Work to complete -
Retype the whole listing, please, keeping every line exact and dropping the pictures.

Source material -
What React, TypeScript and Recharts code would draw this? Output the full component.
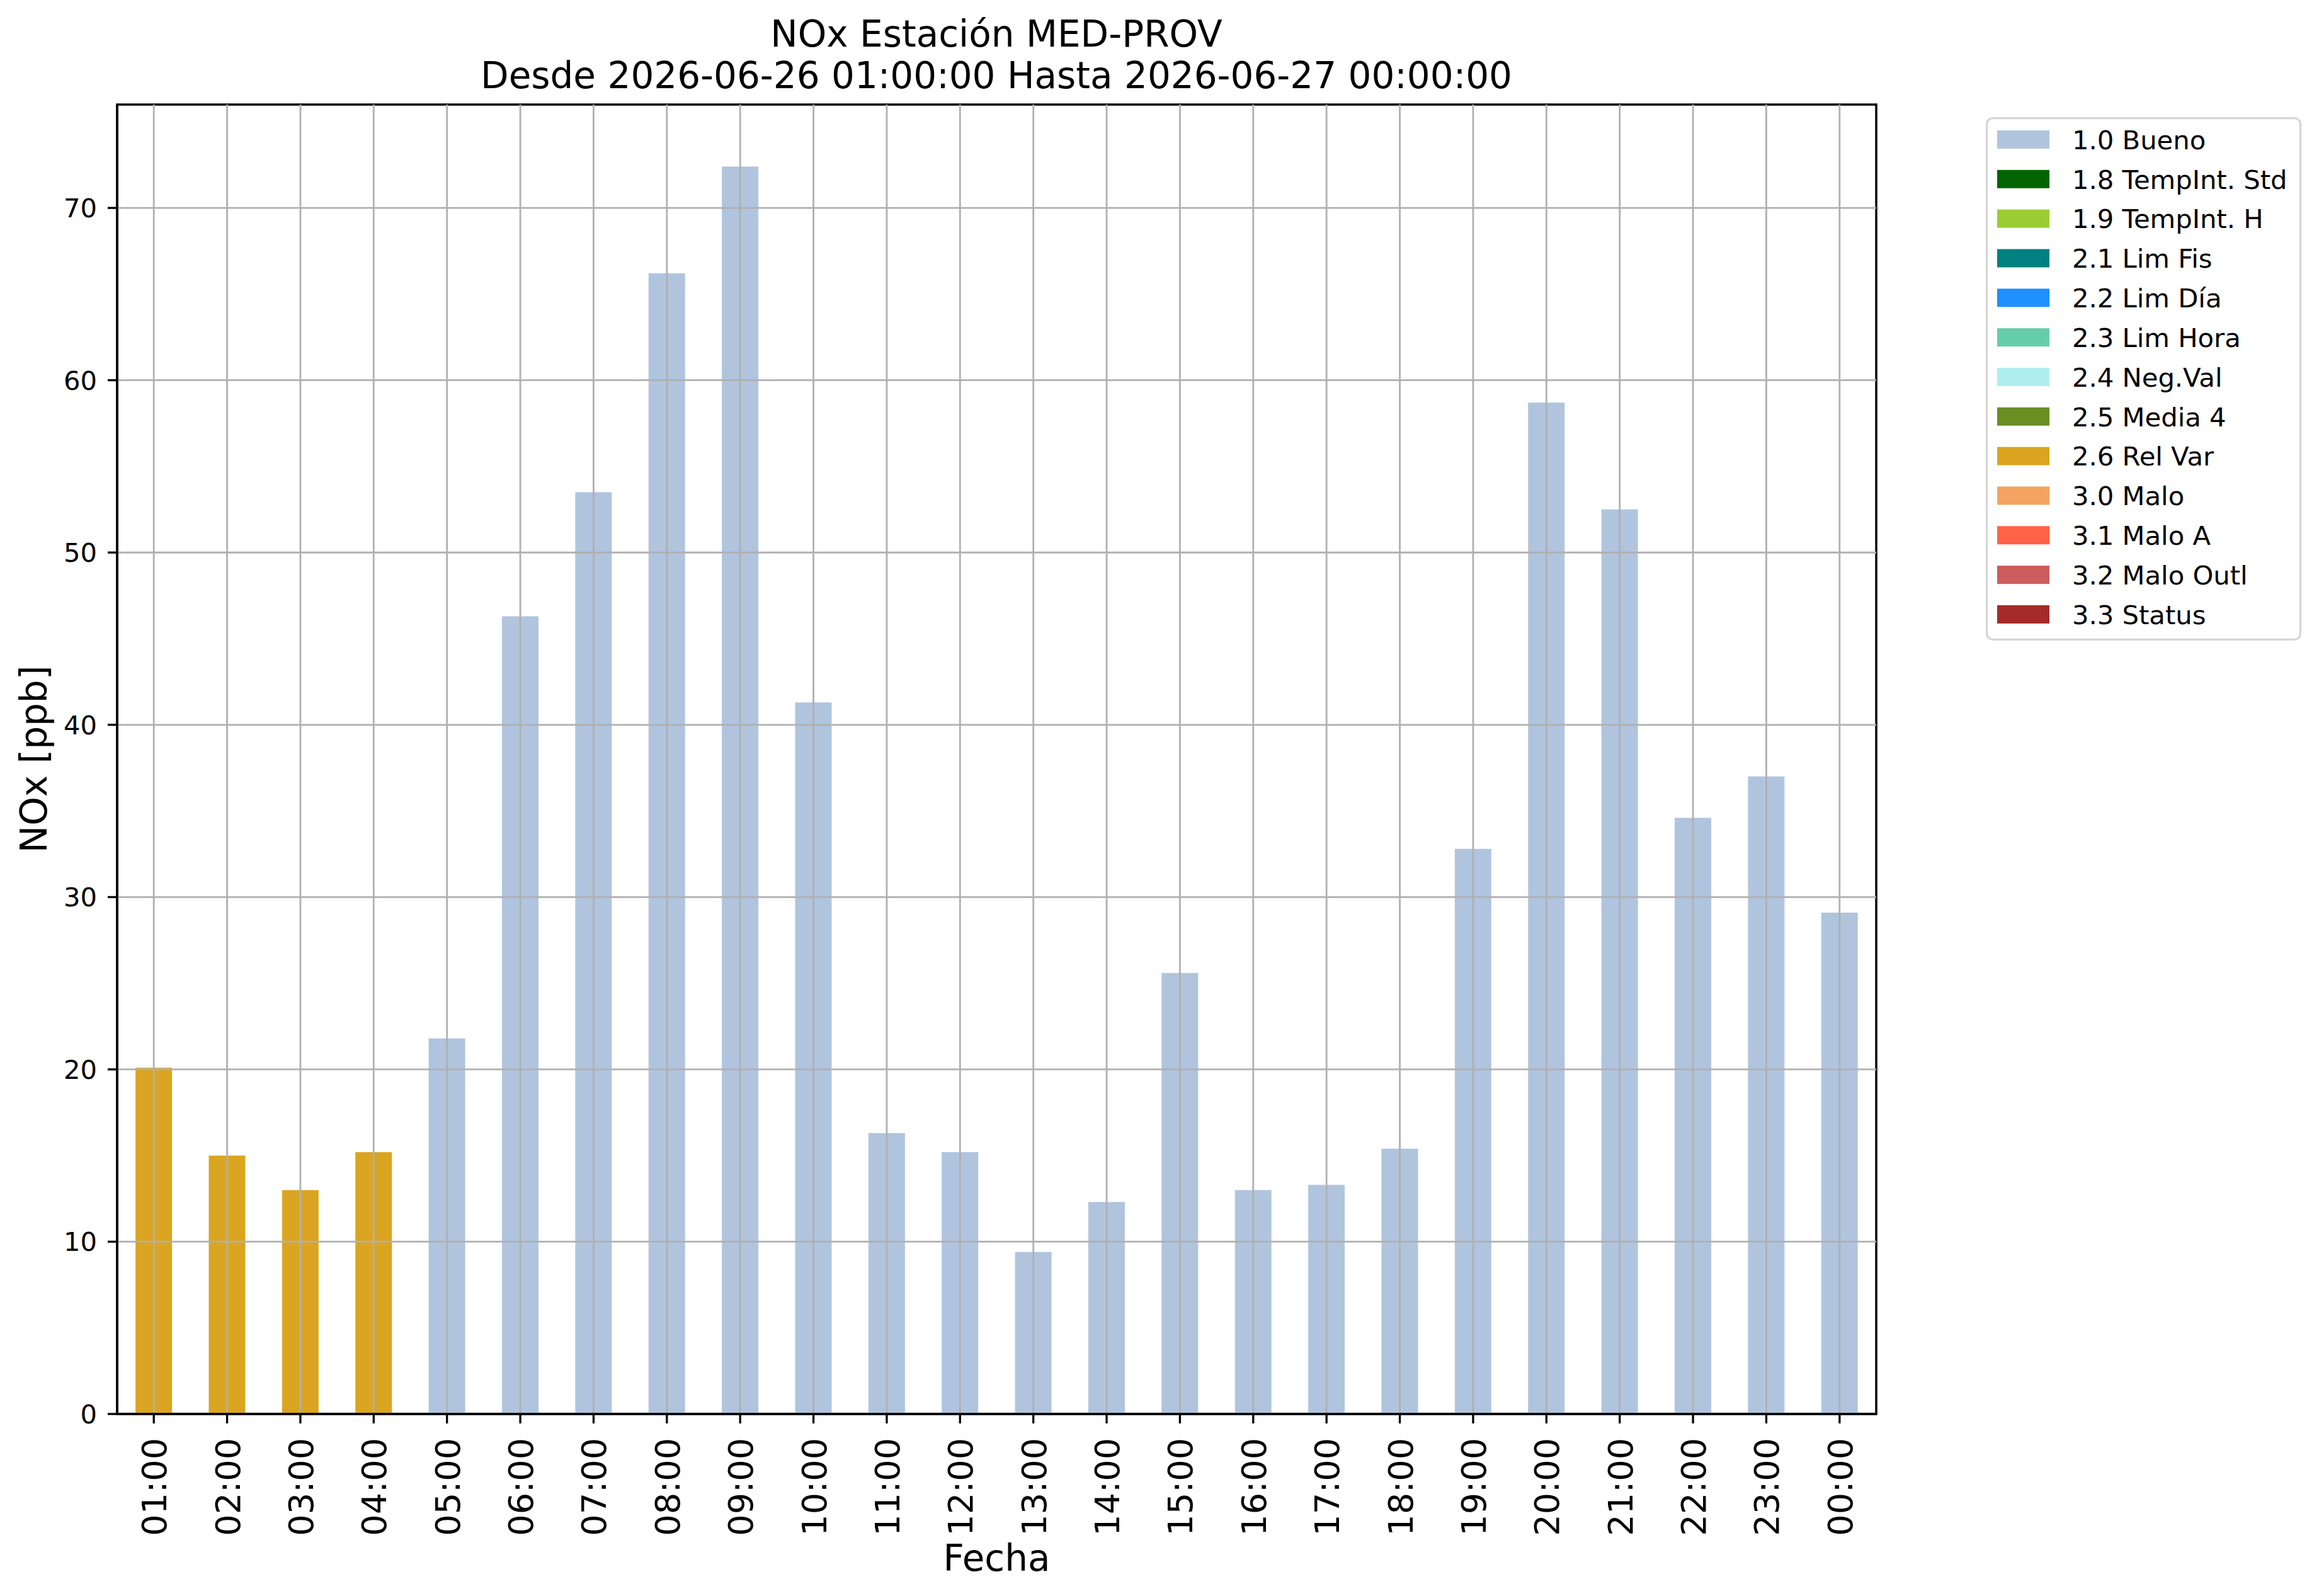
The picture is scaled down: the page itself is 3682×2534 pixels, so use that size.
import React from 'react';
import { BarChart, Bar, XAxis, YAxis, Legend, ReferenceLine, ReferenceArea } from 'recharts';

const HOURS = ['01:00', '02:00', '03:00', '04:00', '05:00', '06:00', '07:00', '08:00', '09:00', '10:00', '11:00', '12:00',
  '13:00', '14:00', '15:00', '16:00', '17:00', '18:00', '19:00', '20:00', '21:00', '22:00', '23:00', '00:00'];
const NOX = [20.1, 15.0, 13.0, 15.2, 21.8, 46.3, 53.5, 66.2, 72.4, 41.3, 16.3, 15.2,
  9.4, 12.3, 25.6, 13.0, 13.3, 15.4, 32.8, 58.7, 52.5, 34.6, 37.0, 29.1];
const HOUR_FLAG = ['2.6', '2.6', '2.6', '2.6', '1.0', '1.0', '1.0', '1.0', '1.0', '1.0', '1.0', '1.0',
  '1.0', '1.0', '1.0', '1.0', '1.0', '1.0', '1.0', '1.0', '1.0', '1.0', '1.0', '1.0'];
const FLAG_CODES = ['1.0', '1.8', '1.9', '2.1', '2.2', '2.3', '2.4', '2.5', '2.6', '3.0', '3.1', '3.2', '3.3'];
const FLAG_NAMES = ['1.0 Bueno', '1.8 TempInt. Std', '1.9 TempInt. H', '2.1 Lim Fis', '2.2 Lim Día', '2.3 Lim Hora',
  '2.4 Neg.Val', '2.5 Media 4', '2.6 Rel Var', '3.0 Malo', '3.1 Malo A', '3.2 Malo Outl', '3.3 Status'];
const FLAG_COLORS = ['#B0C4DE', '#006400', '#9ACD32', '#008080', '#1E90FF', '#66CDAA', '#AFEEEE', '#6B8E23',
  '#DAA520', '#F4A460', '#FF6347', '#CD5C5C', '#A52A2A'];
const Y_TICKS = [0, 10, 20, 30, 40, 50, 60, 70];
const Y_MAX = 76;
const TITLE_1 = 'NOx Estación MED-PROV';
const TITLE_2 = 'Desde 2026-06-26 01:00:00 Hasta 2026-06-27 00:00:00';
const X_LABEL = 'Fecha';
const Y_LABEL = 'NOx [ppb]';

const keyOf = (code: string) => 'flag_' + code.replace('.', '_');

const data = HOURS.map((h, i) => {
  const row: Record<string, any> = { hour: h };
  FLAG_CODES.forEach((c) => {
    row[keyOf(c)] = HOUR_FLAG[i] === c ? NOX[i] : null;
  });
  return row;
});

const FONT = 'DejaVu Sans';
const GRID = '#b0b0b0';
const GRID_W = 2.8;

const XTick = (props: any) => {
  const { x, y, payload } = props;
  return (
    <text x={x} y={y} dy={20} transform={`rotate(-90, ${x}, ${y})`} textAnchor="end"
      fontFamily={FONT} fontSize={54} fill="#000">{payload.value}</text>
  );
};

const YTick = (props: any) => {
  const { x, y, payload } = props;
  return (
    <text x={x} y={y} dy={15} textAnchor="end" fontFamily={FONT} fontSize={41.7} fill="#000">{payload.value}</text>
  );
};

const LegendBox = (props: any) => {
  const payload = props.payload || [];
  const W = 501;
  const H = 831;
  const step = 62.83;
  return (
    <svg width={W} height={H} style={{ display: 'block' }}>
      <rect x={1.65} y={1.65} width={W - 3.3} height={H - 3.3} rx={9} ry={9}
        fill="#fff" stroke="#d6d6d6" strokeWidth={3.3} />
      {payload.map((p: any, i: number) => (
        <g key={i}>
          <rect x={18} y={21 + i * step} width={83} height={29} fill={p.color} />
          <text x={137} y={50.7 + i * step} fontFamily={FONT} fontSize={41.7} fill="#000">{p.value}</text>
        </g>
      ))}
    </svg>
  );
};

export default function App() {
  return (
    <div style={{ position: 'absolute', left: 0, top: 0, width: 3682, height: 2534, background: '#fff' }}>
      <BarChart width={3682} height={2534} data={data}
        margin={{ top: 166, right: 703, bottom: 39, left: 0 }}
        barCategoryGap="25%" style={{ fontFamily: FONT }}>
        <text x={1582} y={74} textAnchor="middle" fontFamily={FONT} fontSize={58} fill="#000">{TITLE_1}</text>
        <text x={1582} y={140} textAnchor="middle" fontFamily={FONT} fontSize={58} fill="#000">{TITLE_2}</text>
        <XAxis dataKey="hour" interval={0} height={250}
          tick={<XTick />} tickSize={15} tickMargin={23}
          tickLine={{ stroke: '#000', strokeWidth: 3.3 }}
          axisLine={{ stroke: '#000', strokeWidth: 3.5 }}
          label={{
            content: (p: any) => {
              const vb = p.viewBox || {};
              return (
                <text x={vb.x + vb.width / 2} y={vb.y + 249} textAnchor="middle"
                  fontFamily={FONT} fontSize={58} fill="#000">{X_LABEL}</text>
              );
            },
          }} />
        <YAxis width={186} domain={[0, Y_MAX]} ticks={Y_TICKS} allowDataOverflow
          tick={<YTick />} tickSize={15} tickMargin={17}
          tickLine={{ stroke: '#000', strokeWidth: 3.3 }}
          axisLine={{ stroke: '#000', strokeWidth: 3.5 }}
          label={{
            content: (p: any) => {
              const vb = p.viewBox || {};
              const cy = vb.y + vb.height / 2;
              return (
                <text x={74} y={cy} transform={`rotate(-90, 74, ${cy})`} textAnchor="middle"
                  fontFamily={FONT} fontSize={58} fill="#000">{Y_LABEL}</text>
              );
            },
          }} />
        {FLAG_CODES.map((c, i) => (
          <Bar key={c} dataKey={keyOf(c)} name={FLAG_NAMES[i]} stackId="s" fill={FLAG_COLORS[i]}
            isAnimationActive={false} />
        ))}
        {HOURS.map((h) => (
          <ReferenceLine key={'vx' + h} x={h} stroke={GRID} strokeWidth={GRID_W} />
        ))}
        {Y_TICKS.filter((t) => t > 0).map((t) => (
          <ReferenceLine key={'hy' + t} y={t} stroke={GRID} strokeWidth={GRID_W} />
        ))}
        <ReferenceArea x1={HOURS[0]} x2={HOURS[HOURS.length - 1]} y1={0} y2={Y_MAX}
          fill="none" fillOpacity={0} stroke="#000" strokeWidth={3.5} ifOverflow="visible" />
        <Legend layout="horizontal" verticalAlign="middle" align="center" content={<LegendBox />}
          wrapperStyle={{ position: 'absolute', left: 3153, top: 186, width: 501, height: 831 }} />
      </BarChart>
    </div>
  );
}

Response for this exercise -
What React, TypeScript and Recharts code would draw this? Output the full component.
The picture is scaled down: the page itself is 3682×2534 pixels, so use that size.
import React from 'react';
import { BarChart, Bar, XAxis, YAxis, Legend, ReferenceLine, ReferenceArea } from 'recharts';

const HOURS = ['01:00', '02:00', '03:00', '04:00', '05:00', '06:00', '07:00', '08:00', '09:00', '10:00', '11:00', '12:00',
  '13:00', '14:00', '15:00', '16:00', '17:00', '18:00', '19:00', '20:00', '21:00', '22:00', '23:00', '00:00'];
const NOX = [20.1, 15.0, 13.0, 15.2, 21.8, 46.3, 53.5, 66.2, 72.4, 41.3, 16.3, 15.2,
  9.4, 12.3, 25.6, 13.0, 13.3, 15.4, 32.8, 58.7, 52.5, 34.6, 37.0, 29.1];
const HOUR_FLAG = ['2.6', '2.6', '2.6', '2.6', '1.0', '1.0', '1.0', '1.0', '1.0', '1.0', '1.0', '1.0',
  '1.0', '1.0', '1.0', '1.0', '1.0', '1.0', '1.0', '1.0', '1.0', '1.0', '1.0', '1.0'];
const FLAG_CODES = ['1.0', '1.8', '1.9', '2.1', '2.2', '2.3', '2.4', '2.5', '2.6', '3.0', '3.1', '3.2', '3.3'];
const FLAG_NAMES = ['1.0 Bueno', '1.8 TempInt. Std', '1.9 TempInt. H', '2.1 Lim Fis', '2.2 Lim Día', '2.3 Lim Hora',
  '2.4 Neg.Val', '2.5 Media 4', '2.6 Rel Var', '3.0 Malo', '3.1 Malo A', '3.2 Malo Outl', '3.3 Status'];
const FLAG_COLORS = ['#B0C4DE', '#006400', '#9ACD32', '#008080', '#1E90FF', '#66CDAA', '#AFEEEE', '#6B8E23',
  '#DAA520', '#F4A460', '#FF6347', '#CD5C5C', '#A52A2A'];
const Y_TICKS = [0, 10, 20, 30, 40, 50, 60, 70];
const Y_MAX = 76;
const TITLE_1 = 'NOx Estación MED-PROV';
const TITLE_2 = 'Desde 2026-06-26 01:00:00 Hasta 2026-06-27 00:00:00';
const X_LABEL = 'Fecha';
const Y_LABEL = 'NOx [ppb]';

const keyOf = (code: string) => 'flag_' + code.replace('.', '_');

const data = HOURS.map((h, i) => {
  const row: Record<string, any> = { hour: h };
  FLAG_CODES.forEach((c) => {
    row[keyOf(c)] = HOUR_FLAG[i] === c ? NOX[i] : null;
  });
  return row;
});

const FONT = 'DejaVu Sans';
const GRID = '#b0b0b0';
const GRID_W = 2.8;

const XTick = (props: any) => {
  const { x, y, payload } = props;
  return (
    <text x={x} y={y} dy={20} transform={`rotate(-90, ${x}, ${y})`} textAnchor="end"
      fontFamily={FONT} fontSize={54} fill="#000">{payload.value}</text>
  );
};

const YTick = (props: any) => {
  const { x, y, payload } = props;
  return (
    <text x={x} y={y} dy={15} textAnchor="end" fontFamily={FONT} fontSize={41.7} fill="#000">{payload.value}</text>
  );
};

const LegendBox = (props: any) => {
  const payload = props.payload || [];
  const W = 501;
  const H = 831;
  const step = 62.83;
  return (
    <svg width={W} height={H} style={{ display: 'block' }}>
      <rect x={1.65} y={1.65} width={W - 3.3} height={H - 3.3} rx={9} ry={9}
        fill="#fff" stroke="#d6d6d6" strokeWidth={3.3} />
      {payload.map((p: any, i: number) => (
        <g key={i}>
          <rect x={18} y={21 + i * step} width={83} height={29} fill={p.color} />
          <text x={137} y={50.7 + i * step} fontFamily={FONT} fontSize={41.7} fill="#000">{p.value}</text>
        </g>
      ))}
    </svg>
  );
};

export default function App() {
  return (
    <div style={{ position: 'absolute', left: 0, top: 0, width: 3682, height: 2534, background: '#fff' }}>
      <BarChart width={3682} height={2534} data={data}
        margin={{ top: 166, right: 703, bottom: 39, left: 0 }}
        barCategoryGap="25%" style={{ fontFamily: FONT }}>
        <text x={1582} y={74} textAnchor="middle" fontFamily={FONT} fontSize={58} fill="#000">{TITLE_1}</text>
        <text x={1582} y={140} textAnchor="middle" fontFamily={FONT} fontSize={58} fill="#000">{TITLE_2}</text>
        <XAxis dataKey="hour" interval={0} height={250}
          tick={<XTick />} tickSize={15} tickMargin={23}
          tickLine={{ stroke: '#000', strokeWidth: 3.3 }}
          axisLine={{ stroke: '#000', strokeWidth: 3.5 }}
          label={{
            content: (p: any) => {
              const vb = p.viewBox || {};
              return (
                <text x={vb.x + vb.width / 2} y={vb.y + 249} textAnchor="middle"
                  fontFamily={FONT} fontSize={58} fill="#000">{X_LABEL}</text>
              );
            },
          }} />
        <YAxis width={186} domain={[0, Y_MAX]} ticks={Y_TICKS} allowDataOverflow
          tick={<YTick />} tickSize={15} tickMargin={17}
          tickLine={{ stroke: '#000', strokeWidth: 3.3 }}
          axisLine={{ stroke: '#000', strokeWidth: 3.5 }}
          label={{
            content: (p: any) => {
              const vb = p.viewBox || {};
              const cy = vb.y + vb.height / 2;
              return (
                <text x={74} y={cy} transform={`rotate(-90, 74, ${cy})`} textAnchor="middle"
                  fontFamily={FONT} fontSize={58} fill="#000">{Y_LABEL}</text>
              );
            },
          }} />
        {FLAG_CODES.map((c, i) => (
          <Bar key={c} dataKey={keyOf(c)} name={FLAG_NAMES[i]} stackId="s" fill={FLAG_COLORS[i]}
            isAnimationActive={false} />
        ))}
        {HOURS.map((h) => (
          <ReferenceLine key={'vx' + h} x={h} stroke={GRID} strokeWidth={GRID_W} />
        ))}
        {Y_TICKS.filter((t) => t > 0).map((t) => (
          <ReferenceLine key={'hy' + t} y={t} stroke={GRID} strokeWidth={GRID_W} />
        ))}
        <ReferenceArea x1={HOURS[0]} x2={HOURS[HOURS.length - 1]} y1={0} y2={Y_MAX}
          fill="none" fillOpacity={0} stroke="#000" strokeWidth={3.5} ifOverflow="visible" />
        <Legend layout="horizontal" verticalAlign="middle" align="center" content={<LegendBox />}
          wrapperStyle={{ position: 'absolute', left: 3153, top: 186, width: 501, height: 831 }} />
      </BarChart>
    </div>
  );
}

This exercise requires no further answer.